In simpler terms, hyperparameters are like the settings you adjust when playing a video game. Just like how changing the game’s difficulty or graphics settings can affect how the game is played, adjusting the hyperparameters of an NLP model can affect how it performs.
One example of a hyperparameter in an NLP model is the learning rate. This parameter determines how quickly the model should adjust its internal parameters to fit the data during training. If the learning rate is too high, the model may learn too quickly and overfit the data, leading to poor performance on new data. If the learning rate is too low, the model may take too long to learn and not reach optimal performance.
Another hyperparameter is the number of layers in the model. The number of layers determines how deep the model is, which can impact its ability to learn complex patterns in the data. A model with too few layers may not be able to capture all the relevant information in the data, while a model with too many layers may overfit the data and not generalize well to new data.
The number of neurons in each layer is another hyperparameter that can affect model performance. Neurons are the basic computational units of a neural network and determine how much information the model can process at once. A model with too few neurons may not be able to learn complex patterns in the data, while a model with too many neurons may be too computationally expensive and overfit the data.

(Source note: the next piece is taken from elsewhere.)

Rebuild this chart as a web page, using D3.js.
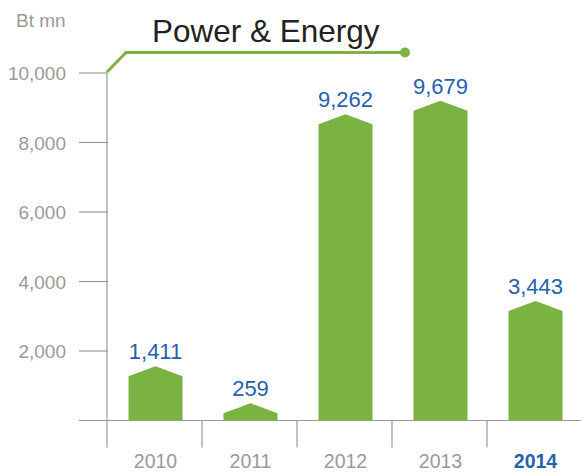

In addition to these hyperparameters, there are many others that can affect the performance of NLP models, including regularization parameters, activation functions, and dropout rates. Finding the optimal values for these hyperparameters can be a time-consuming and challenging task, as they interact with each other and can have complex effects on the model’s performance.
To determine the optimal values for hyperparameters, researchers and practitioners often use a technique called hyperparameter tuning. This involves testing a range of hyperparameter values and evaluating their performance on a validation dataset. The optimal values are then selected based on the performance of the model on the validation dataset.
Hyperparameter tuning can be done manually by testing different values for each hyperparameter, but this can be time-consuming and may not be able to find the global optimum. More advanced techniques, such as Bayesian optimization and grid search, can help automate the process and find the optimal hyperparameter values more efficiently.
Hyperparameters are an essential component of NLP models that determine how the model should be trained and configured. They can significantly impact the performance of the model and must be carefully tuned to achieve optimal results. Hyperparameter tuning can be a challenging and time-consuming task, but it is essential for achieving state-of-the-art performance in NLP applications.